**EXERCISE OBJECTIVE**
Copy all of the material exactly. Pictures are not to appear in the copy.
━━━━━━━━
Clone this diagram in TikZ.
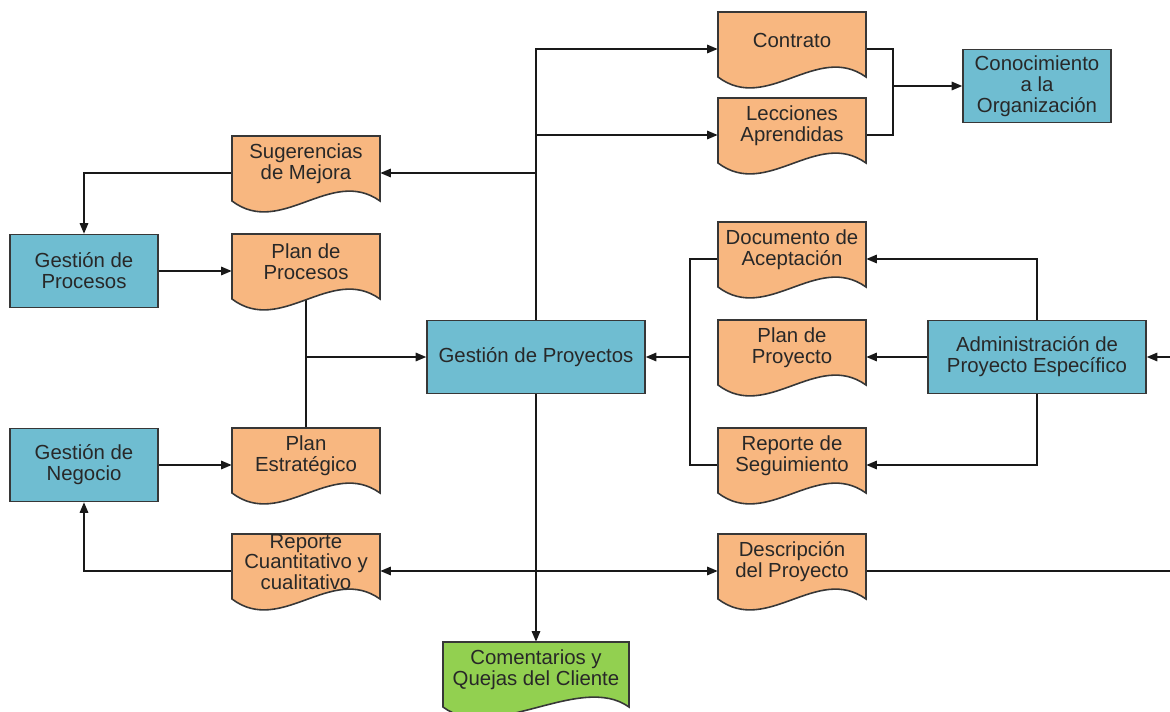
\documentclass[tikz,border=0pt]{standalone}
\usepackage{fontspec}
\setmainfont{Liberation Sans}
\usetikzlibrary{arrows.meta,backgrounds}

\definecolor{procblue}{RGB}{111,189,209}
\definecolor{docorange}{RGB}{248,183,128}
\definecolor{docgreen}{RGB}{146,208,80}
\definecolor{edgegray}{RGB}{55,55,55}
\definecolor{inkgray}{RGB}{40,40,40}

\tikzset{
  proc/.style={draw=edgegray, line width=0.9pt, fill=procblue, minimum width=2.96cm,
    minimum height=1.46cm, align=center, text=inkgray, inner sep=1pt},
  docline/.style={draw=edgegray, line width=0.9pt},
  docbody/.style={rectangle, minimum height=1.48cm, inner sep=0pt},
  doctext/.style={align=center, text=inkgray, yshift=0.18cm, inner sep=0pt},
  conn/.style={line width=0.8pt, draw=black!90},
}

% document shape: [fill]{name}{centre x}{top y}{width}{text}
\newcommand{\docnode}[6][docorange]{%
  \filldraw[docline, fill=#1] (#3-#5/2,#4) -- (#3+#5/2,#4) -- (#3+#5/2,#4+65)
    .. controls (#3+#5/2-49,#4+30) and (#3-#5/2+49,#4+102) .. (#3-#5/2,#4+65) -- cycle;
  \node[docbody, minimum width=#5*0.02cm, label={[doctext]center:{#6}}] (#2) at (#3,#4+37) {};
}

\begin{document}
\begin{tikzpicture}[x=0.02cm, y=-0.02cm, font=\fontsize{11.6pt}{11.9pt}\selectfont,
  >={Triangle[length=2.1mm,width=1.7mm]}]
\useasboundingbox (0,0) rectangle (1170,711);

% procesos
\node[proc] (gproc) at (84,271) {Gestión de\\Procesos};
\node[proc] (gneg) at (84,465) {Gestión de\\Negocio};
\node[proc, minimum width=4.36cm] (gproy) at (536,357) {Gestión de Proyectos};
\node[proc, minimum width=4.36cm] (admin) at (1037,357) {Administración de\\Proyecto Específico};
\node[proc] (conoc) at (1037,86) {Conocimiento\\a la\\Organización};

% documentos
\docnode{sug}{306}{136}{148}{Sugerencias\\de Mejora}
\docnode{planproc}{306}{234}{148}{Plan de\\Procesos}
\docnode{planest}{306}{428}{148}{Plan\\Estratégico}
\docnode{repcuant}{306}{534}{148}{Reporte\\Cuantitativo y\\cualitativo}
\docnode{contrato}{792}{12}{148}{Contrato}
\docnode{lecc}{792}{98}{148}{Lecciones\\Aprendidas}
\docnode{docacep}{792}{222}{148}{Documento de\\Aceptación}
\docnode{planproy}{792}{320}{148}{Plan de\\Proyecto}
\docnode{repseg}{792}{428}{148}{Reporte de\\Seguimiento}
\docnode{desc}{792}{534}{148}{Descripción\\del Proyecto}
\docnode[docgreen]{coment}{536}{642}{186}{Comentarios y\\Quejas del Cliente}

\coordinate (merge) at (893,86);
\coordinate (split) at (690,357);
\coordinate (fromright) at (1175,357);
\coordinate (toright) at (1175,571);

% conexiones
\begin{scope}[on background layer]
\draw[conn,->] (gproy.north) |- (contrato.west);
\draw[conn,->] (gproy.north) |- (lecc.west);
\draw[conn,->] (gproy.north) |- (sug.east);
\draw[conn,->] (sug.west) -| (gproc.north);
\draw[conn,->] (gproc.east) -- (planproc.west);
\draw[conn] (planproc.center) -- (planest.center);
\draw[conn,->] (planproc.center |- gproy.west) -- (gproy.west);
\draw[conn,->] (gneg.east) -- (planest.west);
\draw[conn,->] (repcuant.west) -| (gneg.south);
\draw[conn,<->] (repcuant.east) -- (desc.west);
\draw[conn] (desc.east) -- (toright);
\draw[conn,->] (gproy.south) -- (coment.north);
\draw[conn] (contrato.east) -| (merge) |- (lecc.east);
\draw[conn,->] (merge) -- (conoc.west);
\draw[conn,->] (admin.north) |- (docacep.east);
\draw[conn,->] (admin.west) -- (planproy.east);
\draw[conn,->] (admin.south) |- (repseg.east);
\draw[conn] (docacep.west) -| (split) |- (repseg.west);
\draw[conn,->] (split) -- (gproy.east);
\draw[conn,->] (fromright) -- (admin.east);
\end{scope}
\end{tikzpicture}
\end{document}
━━━━━━━━
**OUTPUT OF THE EXERCISE**
Clone this diagram in TikZ.
\documentclass[tikz,border=0pt]{standalone}
\usepackage{fontspec}
\setmainfont{Liberation Sans}
\usetikzlibrary{arrows.meta,backgrounds}

\definecolor{procblue}{RGB}{111,189,209}
\definecolor{docorange}{RGB}{248,183,128}
\definecolor{docgreen}{RGB}{146,208,80}
\definecolor{edgegray}{RGB}{55,55,55}
\definecolor{inkgray}{RGB}{40,40,40}

\tikzset{
  proc/.style={draw=edgegray, line width=0.9pt, fill=procblue, minimum width=2.96cm,
    minimum height=1.46cm, align=center, text=inkgray, inner sep=1pt},
  docline/.style={draw=edgegray, line width=0.9pt},
  docbody/.style={rectangle, minimum height=1.48cm, inner sep=0pt},
  doctext/.style={align=center, text=inkgray, yshift=0.18cm, inner sep=0pt},
  conn/.style={line width=0.8pt, draw=black!90},
}

% document shape: [fill]{name}{centre x}{top y}{width}{text}
\newcommand{\docnode}[6][docorange]{%
  \filldraw[docline, fill=#1] (#3-#5/2,#4) -- (#3+#5/2,#4) -- (#3+#5/2,#4+65)
    .. controls (#3+#5/2-49,#4+30) and (#3-#5/2+49,#4+102) .. (#3-#5/2,#4+65) -- cycle;
  \node[docbody, minimum width=#5*0.02cm, label={[doctext]center:{#6}}] (#2) at (#3,#4+37) {};
}

\begin{document}
\begin{tikzpicture}[x=0.02cm, y=-0.02cm, font=\fontsize{11.6pt}{11.9pt}\selectfont,
  >={Triangle[length=2.1mm,width=1.7mm]}]
\useasboundingbox (0,0) rectangle (1170,711);

% procesos
\node[proc] (gproc) at (84,271) {Gestión de\\Procesos};
\node[proc] (gneg) at (84,465) {Gestión de\\Negocio};
\node[proc, minimum width=4.36cm] (gproy) at (536,357) {Gestión de Proyectos};
\node[proc, minimum width=4.36cm] (admin) at (1037,357) {Administración de\\Proyecto Específico};
\node[proc] (conoc) at (1037,86) {Conocimiento\\a la\\Organización};

% documentos
\docnode{sug}{306}{136}{148}{Sugerencias\\de Mejora}
\docnode{planproc}{306}{234}{148}{Plan de\\Procesos}
\docnode{planest}{306}{428}{148}{Plan\\Estratégico}
\docnode{repcuant}{306}{534}{148}{Reporte\\Cuantitativo y\\cualitativo}
\docnode{contrato}{792}{12}{148}{Contrato}
\docnode{lecc}{792}{98}{148}{Lecciones\\Aprendidas}
\docnode{docacep}{792}{222}{148}{Documento de\\Aceptación}
\docnode{planproy}{792}{320}{148}{Plan de\\Proyecto}
\docnode{repseg}{792}{428}{148}{Reporte de\\Seguimiento}
\docnode{desc}{792}{534}{148}{Descripción\\del Proyecto}
\docnode[docgreen]{coment}{536}{642}{186}{Comentarios y\\Quejas del Cliente}

\coordinate (merge) at (893,86);
\coordinate (split) at (690,357);
\coordinate (fromright) at (1175,357);
\coordinate (toright) at (1175,571);

% conexiones
\begin{scope}[on background layer]
\draw[conn,->] (gproy.north) |- (contrato.west);
\draw[conn,->] (gproy.north) |- (lecc.west);
\draw[conn,->] (gproy.north) |- (sug.east);
\draw[conn,->] (sug.west) -| (gproc.north);
\draw[conn,->] (gproc.east) -- (planproc.west);
\draw[conn] (planproc.center) -- (planest.center);
\draw[conn,->] (planproc.center |- gproy.west) -- (gproy.west);
\draw[conn,->] (gneg.east) -- (planest.west);
\draw[conn,->] (repcuant.west) -| (gneg.south);
\draw[conn,<->] (repcuant.east) -- (desc.west);
\draw[conn] (desc.east) -- (toright);
\draw[conn,->] (gproy.south) -- (coment.north);
\draw[conn] (contrato.east) -| (merge) |- (lecc.east);
\draw[conn,->] (merge) -- (conoc.west);
\draw[conn,->] (admin.north) |- (docacep.east);
\draw[conn,->] (admin.west) -- (planproy.east);
\draw[conn,->] (admin.south) |- (repseg.east);
\draw[conn] (docacep.west) -| (split) |- (repseg.west);
\draw[conn,->] (split) -- (gproy.east);
\draw[conn,->] (fromright) -- (admin.east);
\end{scope}
\end{tikzpicture}
\end{document}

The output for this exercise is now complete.